_STATED PROBLEM_
Set down the material below word for word, excluding the pictures.

_DATA PROVIDED_
+ + + + +
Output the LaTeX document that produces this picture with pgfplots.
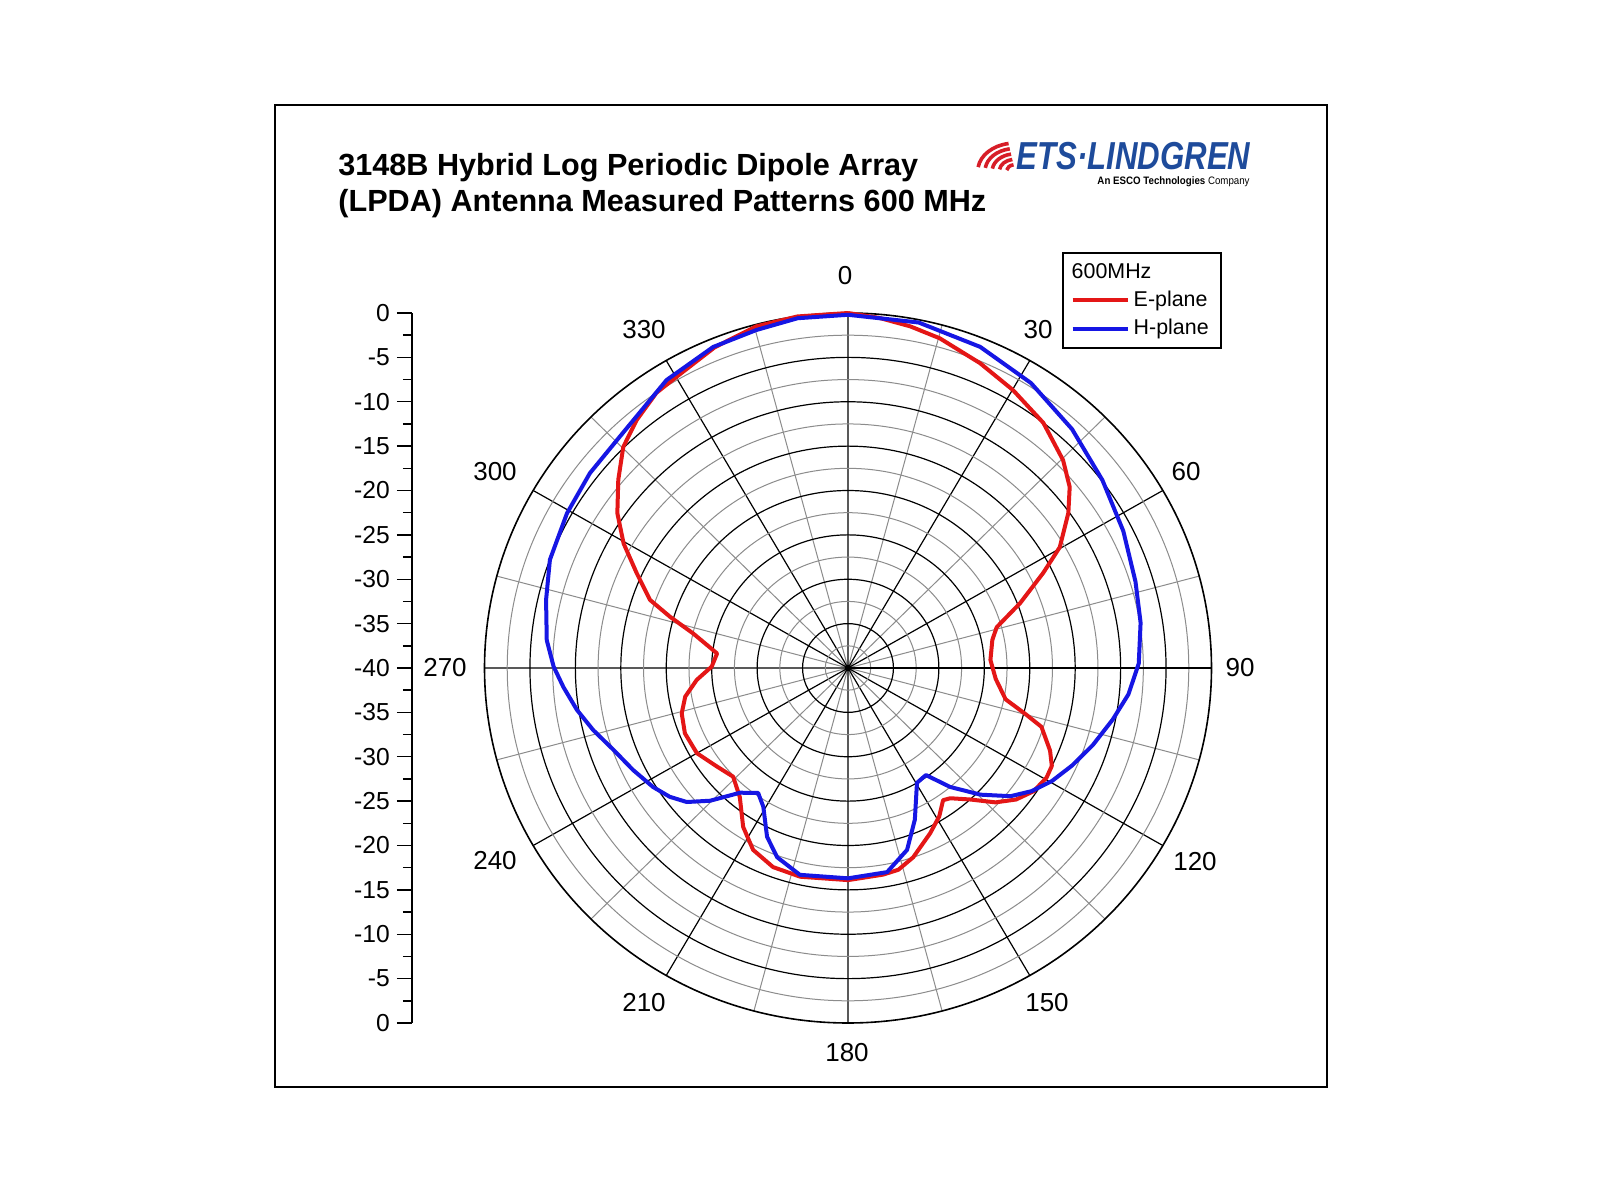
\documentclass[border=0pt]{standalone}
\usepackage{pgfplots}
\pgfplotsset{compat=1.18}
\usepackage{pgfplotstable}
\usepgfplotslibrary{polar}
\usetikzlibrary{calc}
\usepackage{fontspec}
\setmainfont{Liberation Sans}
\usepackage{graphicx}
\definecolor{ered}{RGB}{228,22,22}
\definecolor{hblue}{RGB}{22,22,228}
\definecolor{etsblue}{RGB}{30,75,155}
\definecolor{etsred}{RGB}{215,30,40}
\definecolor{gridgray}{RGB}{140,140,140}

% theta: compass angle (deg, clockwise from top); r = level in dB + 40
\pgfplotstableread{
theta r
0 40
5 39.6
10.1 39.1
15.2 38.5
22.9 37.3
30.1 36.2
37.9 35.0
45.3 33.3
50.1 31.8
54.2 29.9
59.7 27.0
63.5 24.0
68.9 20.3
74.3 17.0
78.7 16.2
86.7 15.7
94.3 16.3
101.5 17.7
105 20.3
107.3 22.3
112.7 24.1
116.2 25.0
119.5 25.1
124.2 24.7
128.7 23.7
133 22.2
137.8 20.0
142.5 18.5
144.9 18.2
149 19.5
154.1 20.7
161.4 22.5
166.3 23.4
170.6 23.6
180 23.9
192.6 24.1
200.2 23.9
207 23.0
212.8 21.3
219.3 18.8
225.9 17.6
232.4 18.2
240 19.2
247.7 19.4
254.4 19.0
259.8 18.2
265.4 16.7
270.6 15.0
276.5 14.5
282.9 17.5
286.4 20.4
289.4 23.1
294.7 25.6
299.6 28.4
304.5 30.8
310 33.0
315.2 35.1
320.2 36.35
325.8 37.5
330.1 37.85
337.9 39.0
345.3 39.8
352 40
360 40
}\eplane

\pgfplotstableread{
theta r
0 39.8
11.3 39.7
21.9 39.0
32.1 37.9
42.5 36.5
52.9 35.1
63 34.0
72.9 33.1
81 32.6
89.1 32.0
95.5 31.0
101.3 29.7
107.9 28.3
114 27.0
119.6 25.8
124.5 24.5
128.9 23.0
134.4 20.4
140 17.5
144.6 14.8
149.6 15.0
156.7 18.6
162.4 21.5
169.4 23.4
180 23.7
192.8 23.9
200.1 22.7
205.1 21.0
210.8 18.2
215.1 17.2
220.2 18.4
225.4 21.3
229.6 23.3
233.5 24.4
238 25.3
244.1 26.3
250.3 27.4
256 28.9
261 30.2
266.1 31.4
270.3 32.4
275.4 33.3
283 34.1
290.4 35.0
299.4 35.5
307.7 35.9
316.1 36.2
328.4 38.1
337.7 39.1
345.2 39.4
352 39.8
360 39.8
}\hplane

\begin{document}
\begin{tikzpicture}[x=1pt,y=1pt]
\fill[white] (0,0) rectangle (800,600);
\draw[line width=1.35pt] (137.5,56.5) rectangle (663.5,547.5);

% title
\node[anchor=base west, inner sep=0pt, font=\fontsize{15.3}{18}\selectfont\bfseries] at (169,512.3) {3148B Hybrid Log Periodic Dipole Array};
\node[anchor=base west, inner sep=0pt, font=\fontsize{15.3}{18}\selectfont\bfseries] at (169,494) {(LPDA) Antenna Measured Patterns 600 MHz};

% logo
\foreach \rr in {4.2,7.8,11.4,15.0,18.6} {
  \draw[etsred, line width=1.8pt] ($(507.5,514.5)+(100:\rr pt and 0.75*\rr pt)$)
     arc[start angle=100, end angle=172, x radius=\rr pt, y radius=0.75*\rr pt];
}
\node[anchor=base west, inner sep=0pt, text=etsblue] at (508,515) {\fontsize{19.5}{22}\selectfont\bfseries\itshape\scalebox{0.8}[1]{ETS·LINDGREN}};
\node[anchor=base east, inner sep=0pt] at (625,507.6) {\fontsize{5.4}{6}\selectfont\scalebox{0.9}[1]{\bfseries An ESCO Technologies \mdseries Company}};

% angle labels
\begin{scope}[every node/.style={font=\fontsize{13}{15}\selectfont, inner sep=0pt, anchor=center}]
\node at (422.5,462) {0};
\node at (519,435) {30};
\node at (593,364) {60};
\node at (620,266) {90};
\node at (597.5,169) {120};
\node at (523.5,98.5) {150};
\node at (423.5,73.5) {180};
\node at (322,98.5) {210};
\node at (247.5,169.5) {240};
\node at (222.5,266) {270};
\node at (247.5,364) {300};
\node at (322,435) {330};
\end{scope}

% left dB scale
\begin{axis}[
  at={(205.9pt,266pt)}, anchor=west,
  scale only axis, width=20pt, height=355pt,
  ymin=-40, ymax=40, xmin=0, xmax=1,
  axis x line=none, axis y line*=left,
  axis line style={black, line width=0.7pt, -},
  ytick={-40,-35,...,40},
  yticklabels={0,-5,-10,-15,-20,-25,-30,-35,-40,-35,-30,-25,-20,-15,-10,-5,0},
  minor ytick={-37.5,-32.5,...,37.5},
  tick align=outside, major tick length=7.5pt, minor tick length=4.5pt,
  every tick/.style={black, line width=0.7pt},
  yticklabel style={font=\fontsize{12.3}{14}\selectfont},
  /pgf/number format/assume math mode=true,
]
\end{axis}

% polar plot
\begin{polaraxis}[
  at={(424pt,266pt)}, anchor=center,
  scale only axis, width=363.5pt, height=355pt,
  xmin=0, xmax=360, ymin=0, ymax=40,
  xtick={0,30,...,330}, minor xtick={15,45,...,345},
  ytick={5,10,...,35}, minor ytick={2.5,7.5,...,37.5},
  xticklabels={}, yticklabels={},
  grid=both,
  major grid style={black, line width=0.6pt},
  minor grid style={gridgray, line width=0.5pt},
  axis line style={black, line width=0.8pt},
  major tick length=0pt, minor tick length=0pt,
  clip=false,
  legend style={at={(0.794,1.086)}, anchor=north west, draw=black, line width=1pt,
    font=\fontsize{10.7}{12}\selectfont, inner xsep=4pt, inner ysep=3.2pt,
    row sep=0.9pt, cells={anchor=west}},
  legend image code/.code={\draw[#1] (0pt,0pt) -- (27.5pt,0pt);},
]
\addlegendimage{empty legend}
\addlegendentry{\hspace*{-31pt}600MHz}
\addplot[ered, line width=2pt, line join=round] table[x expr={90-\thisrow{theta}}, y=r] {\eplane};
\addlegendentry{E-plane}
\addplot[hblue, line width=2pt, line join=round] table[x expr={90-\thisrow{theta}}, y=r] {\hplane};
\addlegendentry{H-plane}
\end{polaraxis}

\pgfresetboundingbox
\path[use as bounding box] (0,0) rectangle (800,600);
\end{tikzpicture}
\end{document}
+ + + + +
_ANSWER FOR THIS EXERCISE_
Output the LaTeX document that produces this picture with pgfplots.
\documentclass[border=0pt]{standalone}
\usepackage{pgfplots}
\pgfplotsset{compat=1.18}
\usepackage{pgfplotstable}
\usepgfplotslibrary{polar}
\usetikzlibrary{calc}
\usepackage{fontspec}
\setmainfont{Liberation Sans}
\usepackage{graphicx}
\definecolor{ered}{RGB}{228,22,22}
\definecolor{hblue}{RGB}{22,22,228}
\definecolor{etsblue}{RGB}{30,75,155}
\definecolor{etsred}{RGB}{215,30,40}
\definecolor{gridgray}{RGB}{140,140,140}

% theta: compass angle (deg, clockwise from top); r = level in dB + 40
\pgfplotstableread{
theta r
0 40
5 39.6
10.1 39.1
15.2 38.5
22.9 37.3
30.1 36.2
37.9 35.0
45.3 33.3
50.1 31.8
54.2 29.9
59.7 27.0
63.5 24.0
68.9 20.3
74.3 17.0
78.7 16.2
86.7 15.7
94.3 16.3
101.5 17.7
105 20.3
107.3 22.3
112.7 24.1
116.2 25.0
119.5 25.1
124.2 24.7
128.7 23.7
133 22.2
137.8 20.0
142.5 18.5
144.9 18.2
149 19.5
154.1 20.7
161.4 22.5
166.3 23.4
170.6 23.6
180 23.9
192.6 24.1
200.2 23.9
207 23.0
212.8 21.3
219.3 18.8
225.9 17.6
232.4 18.2
240 19.2
247.7 19.4
254.4 19.0
259.8 18.2
265.4 16.7
270.6 15.0
276.5 14.5
282.9 17.5
286.4 20.4
289.4 23.1
294.7 25.6
299.6 28.4
304.5 30.8
310 33.0
315.2 35.1
320.2 36.35
325.8 37.5
330.1 37.85
337.9 39.0
345.3 39.8
352 40
360 40
}\eplane

\pgfplotstableread{
theta r
0 39.8
11.3 39.7
21.9 39.0
32.1 37.9
42.5 36.5
52.9 35.1
63 34.0
72.9 33.1
81 32.6
89.1 32.0
95.5 31.0
101.3 29.7
107.9 28.3
114 27.0
119.6 25.8
124.5 24.5
128.9 23.0
134.4 20.4
140 17.5
144.6 14.8
149.6 15.0
156.7 18.6
162.4 21.5
169.4 23.4
180 23.7
192.8 23.9
200.1 22.7
205.1 21.0
210.8 18.2
215.1 17.2
220.2 18.4
225.4 21.3
229.6 23.3
233.5 24.4
238 25.3
244.1 26.3
250.3 27.4
256 28.9
261 30.2
266.1 31.4
270.3 32.4
275.4 33.3
283 34.1
290.4 35.0
299.4 35.5
307.7 35.9
316.1 36.2
328.4 38.1
337.7 39.1
345.2 39.4
352 39.8
360 39.8
}\hplane

\begin{document}
\begin{tikzpicture}[x=1pt,y=1pt]
\fill[white] (0,0) rectangle (800,600);
\draw[line width=1.35pt] (137.5,56.5) rectangle (663.5,547.5);

% title
\node[anchor=base west, inner sep=0pt, font=\fontsize{15.3}{18}\selectfont\bfseries] at (169,512.3) {3148B Hybrid Log Periodic Dipole Array};
\node[anchor=base west, inner sep=0pt, font=\fontsize{15.3}{18}\selectfont\bfseries] at (169,494) {(LPDA) Antenna Measured Patterns 600 MHz};

% logo
\foreach \rr in {4.2,7.8,11.4,15.0,18.6} {
  \draw[etsred, line width=1.8pt] ($(507.5,514.5)+(100:\rr pt and 0.75*\rr pt)$)
     arc[start angle=100, end angle=172, x radius=\rr pt, y radius=0.75*\rr pt];
}
\node[anchor=base west, inner sep=0pt, text=etsblue] at (508,515) {\fontsize{19.5}{22}\selectfont\bfseries\itshape\scalebox{0.8}[1]{ETS·LINDGREN}};
\node[anchor=base east, inner sep=0pt] at (625,507.6) {\fontsize{5.4}{6}\selectfont\scalebox{0.9}[1]{\bfseries An ESCO Technologies \mdseries Company}};

% angle labels
\begin{scope}[every node/.style={font=\fontsize{13}{15}\selectfont, inner sep=0pt, anchor=center}]
\node at (422.5,462) {0};
\node at (519,435) {30};
\node at (593,364) {60};
\node at (620,266) {90};
\node at (597.5,169) {120};
\node at (523.5,98.5) {150};
\node at (423.5,73.5) {180};
\node at (322,98.5) {210};
\node at (247.5,169.5) {240};
\node at (222.5,266) {270};
\node at (247.5,364) {300};
\node at (322,435) {330};
\end{scope}

% left dB scale
\begin{axis}[
  at={(205.9pt,266pt)}, anchor=west,
  scale only axis, width=20pt, height=355pt,
  ymin=-40, ymax=40, xmin=0, xmax=1,
  axis x line=none, axis y line*=left,
  axis line style={black, line width=0.7pt, -},
  ytick={-40,-35,...,40},
  yticklabels={0,-5,-10,-15,-20,-25,-30,-35,-40,-35,-30,-25,-20,-15,-10,-5,0},
  minor ytick={-37.5,-32.5,...,37.5},
  tick align=outside, major tick length=7.5pt, minor tick length=4.5pt,
  every tick/.style={black, line width=0.7pt},
  yticklabel style={font=\fontsize{12.3}{14}\selectfont},
  /pgf/number format/assume math mode=true,
]
\end{axis}

% polar plot
\begin{polaraxis}[
  at={(424pt,266pt)}, anchor=center,
  scale only axis, width=363.5pt, height=355pt,
  xmin=0, xmax=360, ymin=0, ymax=40,
  xtick={0,30,...,330}, minor xtick={15,45,...,345},
  ytick={5,10,...,35}, minor ytick={2.5,7.5,...,37.5},
  xticklabels={}, yticklabels={},
  grid=both,
  major grid style={black, line width=0.6pt},
  minor grid style={gridgray, line width=0.5pt},
  axis line style={black, line width=0.8pt},
  major tick length=0pt, minor tick length=0pt,
  clip=false,
  legend style={at={(0.794,1.086)}, anchor=north west, draw=black, line width=1pt,
    font=\fontsize{10.7}{12}\selectfont, inner xsep=4pt, inner ysep=3.2pt,
    row sep=0.9pt, cells={anchor=west}},
  legend image code/.code={\draw[#1] (0pt,0pt) -- (27.5pt,0pt);},
]
\addlegendimage{empty legend}
\addlegendentry{\hspace*{-31pt}600MHz}
\addplot[ered, line width=2pt, line join=round] table[x expr={90-\thisrow{theta}}, y=r] {\eplane};
\addlegendentry{E-plane}
\addplot[hblue, line width=2pt, line join=round] table[x expr={90-\thisrow{theta}}, y=r] {\hplane};
\addlegendentry{H-plane}
\end{polaraxis}

\pgfresetboundingbox
\path[use as bounding box] (0,0) rectangle (800,600);
\end{tikzpicture}
\end{document}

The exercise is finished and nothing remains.